Directions for this task: Go through the data below. List every line that holds the word "with".

Extracted information:
---

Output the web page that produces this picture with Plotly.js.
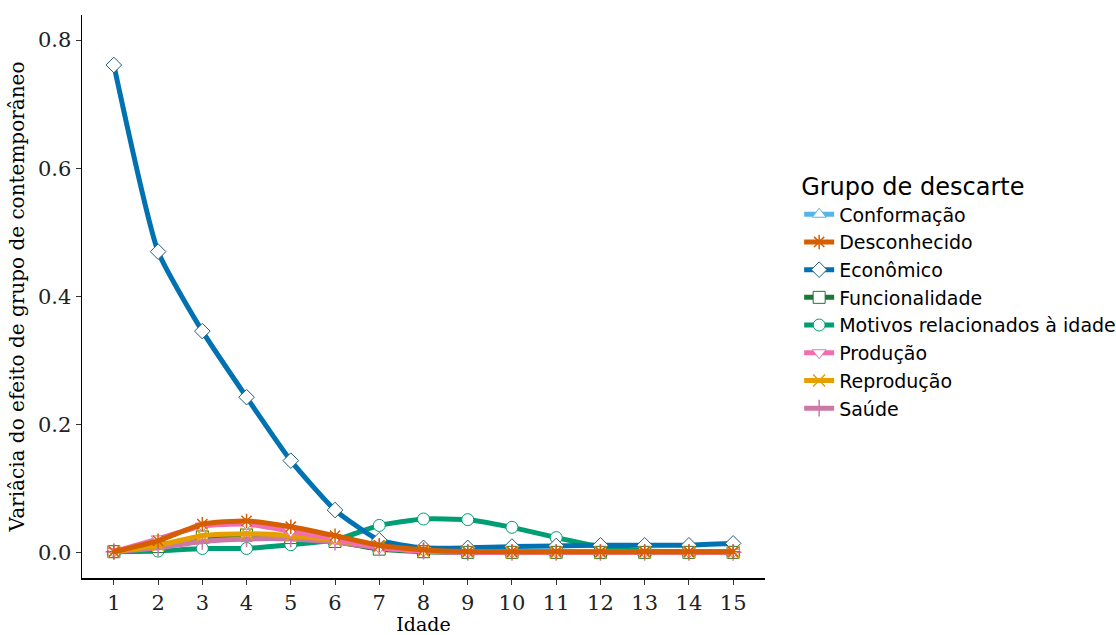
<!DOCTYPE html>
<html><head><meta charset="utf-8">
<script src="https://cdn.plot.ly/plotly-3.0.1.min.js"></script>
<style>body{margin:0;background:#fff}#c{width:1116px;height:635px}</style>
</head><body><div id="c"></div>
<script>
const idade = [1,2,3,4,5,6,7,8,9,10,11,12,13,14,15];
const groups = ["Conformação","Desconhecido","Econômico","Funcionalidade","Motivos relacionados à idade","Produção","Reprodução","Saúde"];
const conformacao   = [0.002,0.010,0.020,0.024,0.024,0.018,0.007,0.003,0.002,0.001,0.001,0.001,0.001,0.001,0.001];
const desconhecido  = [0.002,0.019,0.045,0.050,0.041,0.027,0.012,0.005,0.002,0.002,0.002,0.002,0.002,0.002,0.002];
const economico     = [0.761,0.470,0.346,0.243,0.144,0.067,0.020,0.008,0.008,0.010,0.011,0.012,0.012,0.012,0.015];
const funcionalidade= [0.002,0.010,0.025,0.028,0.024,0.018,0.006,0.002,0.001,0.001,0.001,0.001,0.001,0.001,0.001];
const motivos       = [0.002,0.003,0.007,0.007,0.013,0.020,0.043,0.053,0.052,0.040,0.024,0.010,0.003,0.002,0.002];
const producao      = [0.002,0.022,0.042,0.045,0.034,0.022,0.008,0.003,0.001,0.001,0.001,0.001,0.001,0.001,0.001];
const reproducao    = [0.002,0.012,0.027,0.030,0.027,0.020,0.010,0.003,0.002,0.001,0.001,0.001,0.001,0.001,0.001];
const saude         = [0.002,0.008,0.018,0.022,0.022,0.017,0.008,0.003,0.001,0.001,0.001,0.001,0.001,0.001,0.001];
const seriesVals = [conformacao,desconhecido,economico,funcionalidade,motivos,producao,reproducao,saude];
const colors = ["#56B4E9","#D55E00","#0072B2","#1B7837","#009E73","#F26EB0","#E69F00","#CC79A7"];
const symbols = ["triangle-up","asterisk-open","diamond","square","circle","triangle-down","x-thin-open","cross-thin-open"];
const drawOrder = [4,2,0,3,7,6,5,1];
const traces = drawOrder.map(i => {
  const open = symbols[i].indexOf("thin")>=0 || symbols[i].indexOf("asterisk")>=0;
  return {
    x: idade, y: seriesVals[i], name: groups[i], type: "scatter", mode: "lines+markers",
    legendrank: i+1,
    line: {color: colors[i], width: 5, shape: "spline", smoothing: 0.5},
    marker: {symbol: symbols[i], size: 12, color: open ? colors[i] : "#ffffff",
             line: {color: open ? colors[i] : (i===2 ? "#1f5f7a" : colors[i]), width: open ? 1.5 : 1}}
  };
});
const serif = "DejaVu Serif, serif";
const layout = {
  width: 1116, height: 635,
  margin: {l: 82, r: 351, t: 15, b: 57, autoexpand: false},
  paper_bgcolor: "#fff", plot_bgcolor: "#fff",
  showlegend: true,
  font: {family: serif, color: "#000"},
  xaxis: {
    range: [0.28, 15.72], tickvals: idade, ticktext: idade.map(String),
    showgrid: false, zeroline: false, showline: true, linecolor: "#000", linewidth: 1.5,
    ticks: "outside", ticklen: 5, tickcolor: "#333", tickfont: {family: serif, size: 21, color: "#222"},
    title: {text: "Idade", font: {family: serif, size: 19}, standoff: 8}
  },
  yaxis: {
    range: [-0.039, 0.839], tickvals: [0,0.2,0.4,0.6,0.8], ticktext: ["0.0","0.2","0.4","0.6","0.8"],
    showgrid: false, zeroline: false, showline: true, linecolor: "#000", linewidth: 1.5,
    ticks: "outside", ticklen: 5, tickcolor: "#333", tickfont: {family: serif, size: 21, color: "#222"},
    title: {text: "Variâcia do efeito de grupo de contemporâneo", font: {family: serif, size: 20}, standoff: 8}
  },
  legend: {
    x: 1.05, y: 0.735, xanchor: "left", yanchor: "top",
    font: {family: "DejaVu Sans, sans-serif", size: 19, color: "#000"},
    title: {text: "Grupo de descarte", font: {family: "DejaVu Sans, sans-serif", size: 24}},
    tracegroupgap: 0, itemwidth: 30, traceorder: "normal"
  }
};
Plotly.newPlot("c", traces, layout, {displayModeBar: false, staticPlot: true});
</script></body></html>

---

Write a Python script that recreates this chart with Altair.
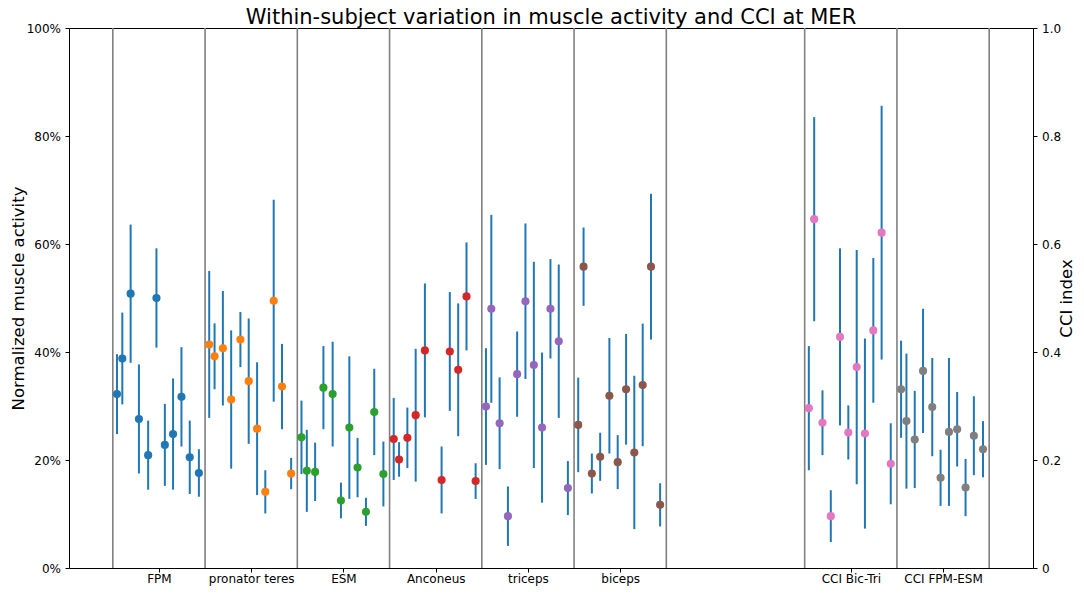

---

Answer for the task:
Output the web page that produces this picture with Plotly.js.
Write a Python script that recreates this chart with Altair.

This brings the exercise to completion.